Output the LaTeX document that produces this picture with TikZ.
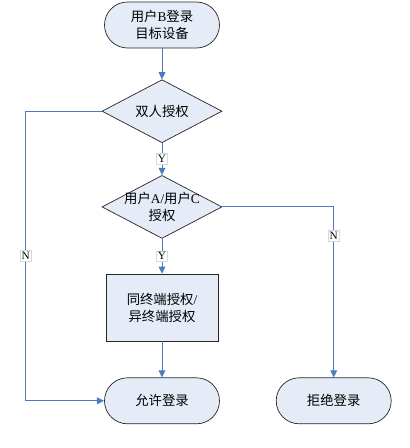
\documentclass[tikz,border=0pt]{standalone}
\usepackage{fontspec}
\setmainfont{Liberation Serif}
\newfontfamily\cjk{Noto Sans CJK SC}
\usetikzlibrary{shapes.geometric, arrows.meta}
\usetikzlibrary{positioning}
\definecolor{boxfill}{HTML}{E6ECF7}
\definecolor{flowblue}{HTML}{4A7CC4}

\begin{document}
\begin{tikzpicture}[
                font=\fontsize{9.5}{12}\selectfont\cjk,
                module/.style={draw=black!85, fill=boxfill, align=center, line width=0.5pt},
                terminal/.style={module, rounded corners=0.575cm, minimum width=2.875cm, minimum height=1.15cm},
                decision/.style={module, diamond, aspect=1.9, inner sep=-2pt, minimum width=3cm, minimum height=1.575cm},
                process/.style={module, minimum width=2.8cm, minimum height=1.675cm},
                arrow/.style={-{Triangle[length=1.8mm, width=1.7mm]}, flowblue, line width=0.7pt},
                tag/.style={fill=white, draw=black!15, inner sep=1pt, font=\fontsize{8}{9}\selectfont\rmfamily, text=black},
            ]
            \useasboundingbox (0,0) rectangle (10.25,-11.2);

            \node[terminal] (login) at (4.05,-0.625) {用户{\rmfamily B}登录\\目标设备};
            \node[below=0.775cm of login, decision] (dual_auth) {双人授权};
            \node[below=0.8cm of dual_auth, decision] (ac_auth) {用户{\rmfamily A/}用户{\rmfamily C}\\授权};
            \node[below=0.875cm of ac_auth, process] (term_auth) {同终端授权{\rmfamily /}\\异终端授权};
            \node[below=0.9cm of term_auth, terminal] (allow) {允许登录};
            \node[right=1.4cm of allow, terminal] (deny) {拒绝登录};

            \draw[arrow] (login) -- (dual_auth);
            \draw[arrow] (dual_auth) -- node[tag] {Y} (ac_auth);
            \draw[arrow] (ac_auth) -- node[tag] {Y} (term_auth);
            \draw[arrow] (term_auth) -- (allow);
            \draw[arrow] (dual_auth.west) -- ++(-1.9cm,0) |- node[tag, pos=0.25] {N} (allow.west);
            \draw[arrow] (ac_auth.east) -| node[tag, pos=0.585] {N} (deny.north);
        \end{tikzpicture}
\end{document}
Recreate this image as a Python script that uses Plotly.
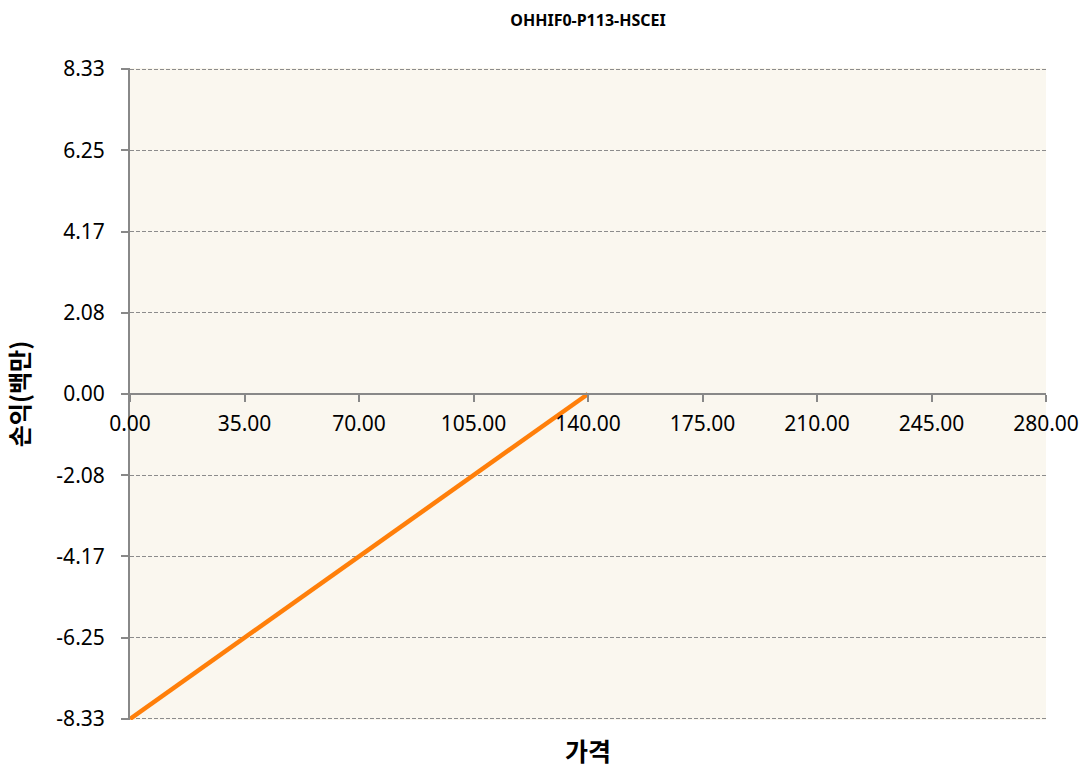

----

• Exercise:
Go through the entries and return each line where the word "this" appears.

• Result below:
Output the LaTeX document that produces this picture with TikZ.
Recreate this image as a Python script that uses Plotly.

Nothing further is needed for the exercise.